Musevi din disiplininde oruç başlı başına bir ibadet şekli olmayıp, kimi zaman ibadete bağlı olmayarak da uygulanabilen bir davranış biçimidir.
Tevrat metinlerinde de karşılığı bulunan oruç; Musevi inançlısının 'Ben'ini eğitmesi ve ilahi katlar önünde 'Hiç'liğini duyumsaması adına da sıklıkla başvurduğu yöntemlerden biridir.
Dini buyrukların uygulanması sorumluluğu çağına (kızlarda 12, erkeklerde 13 yaşın tamamlanmış olması durumu) girmiş bulunan, akli ve ruhi dengesi bakımından eksikli sayılamayacak, sağlık açısından engelliliği ve bu bakımdan sakıncalılığı bulunmayan her Musevi inançlısı yukarıda sözü edilen türden oruçlarla ödevli sayılır.
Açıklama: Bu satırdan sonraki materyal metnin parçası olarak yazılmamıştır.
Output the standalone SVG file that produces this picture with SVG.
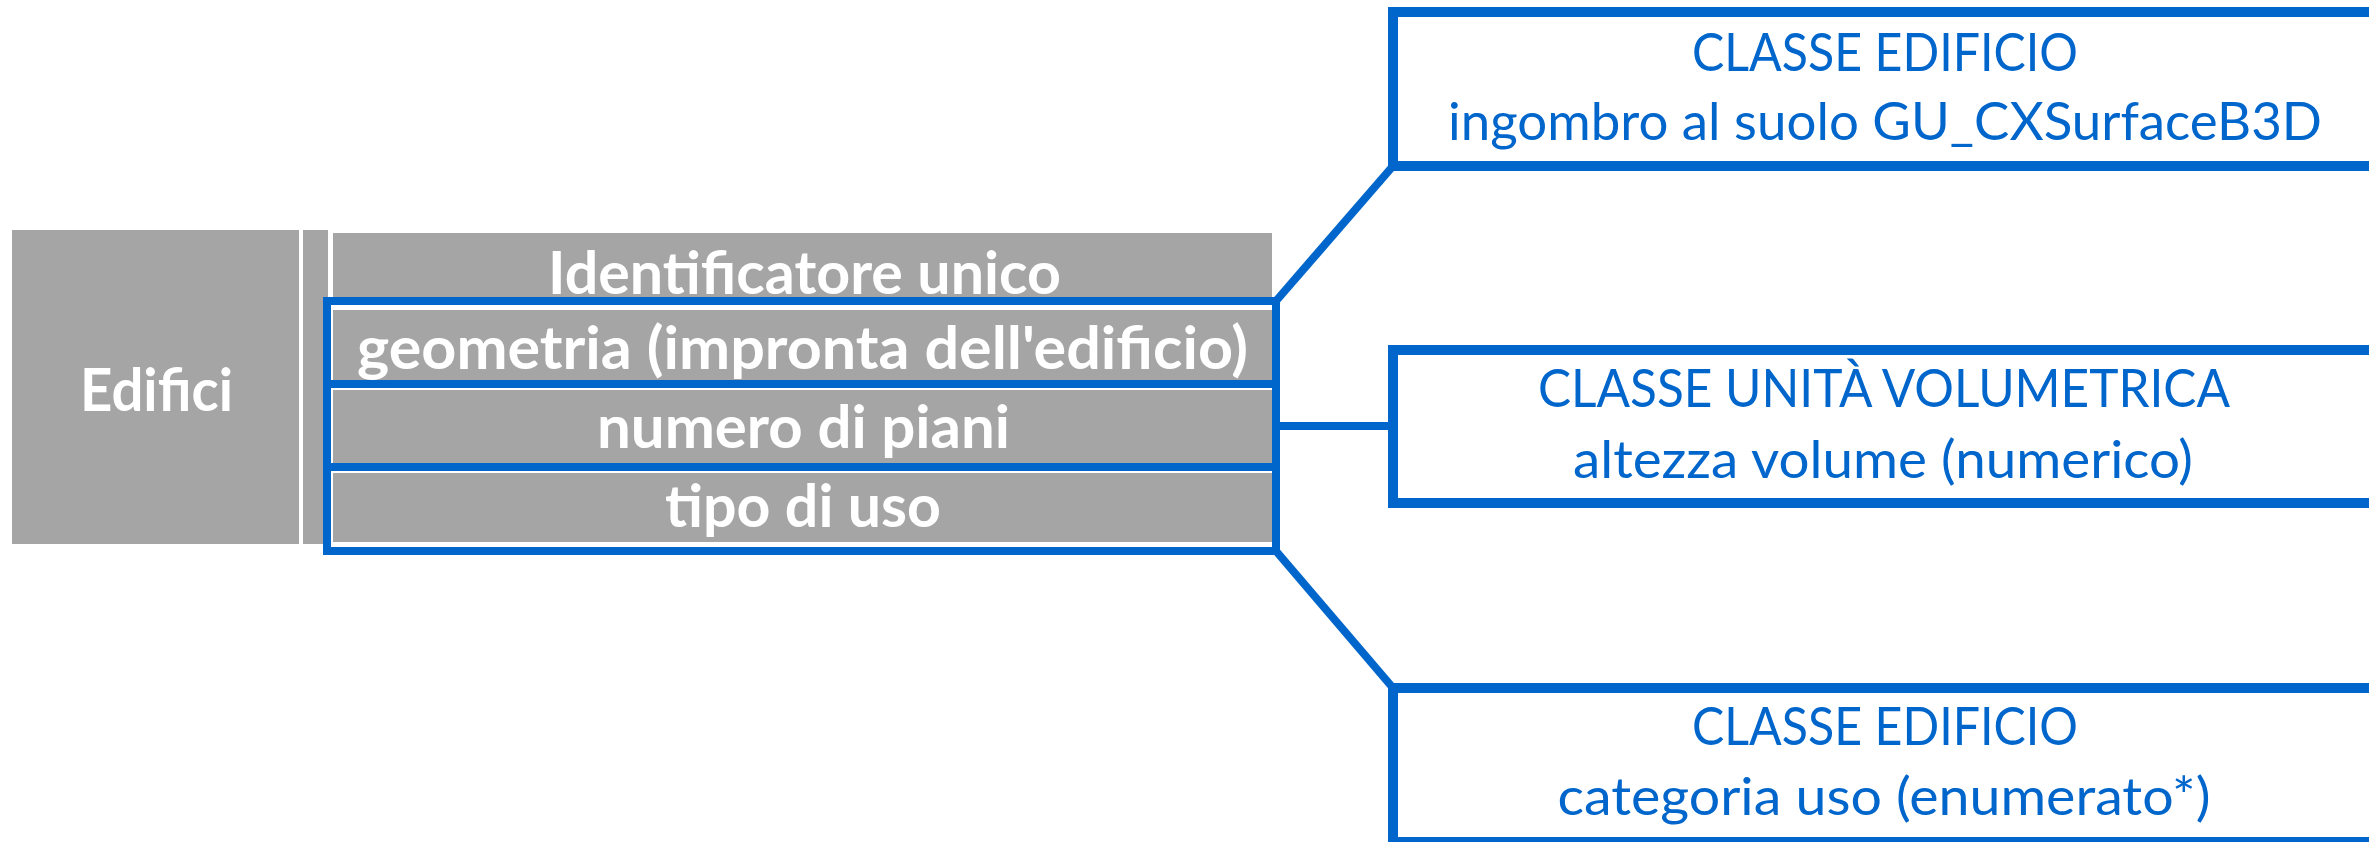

Eğer başkaca bir sakınca söz konusu değilse; hamilelik ve adet dönemi gibi durumlar oruç tutulmasına engel değildir.
Oruç günleri, ilgili günün gün doğumundan önce başlayıp gün batımı sonrasında biter. (Bu oruçların başlangıç ve bitimi Müslümanlıktaki Ramazan orucu zamanlamasına benzetilebilir.)
Oruç esnasında gıda sayılabilecek hiçbir şey yenip içilmeyeceği gibi cinsel beraberlik yaşanmaz ve keyif, haz, zevk, eğlence sayılabilecek tutum ve davranışlardan kaçınılır.
Bunun dışında kimi istisnai olaylar gereği toplumsal oruçlar ve /veya bireysel oruçlar tutulabildiği gibi, kimi hallerde adak oruçları da tutulur. Ancak birden fazla günü peş peşe oruçla geçirmek mubah olmadığı gibi, oruç nedeniyle beden ve ruhsal sağlığı tehlikeye atacak davranışlara girilmesi de uygun bulunmaz.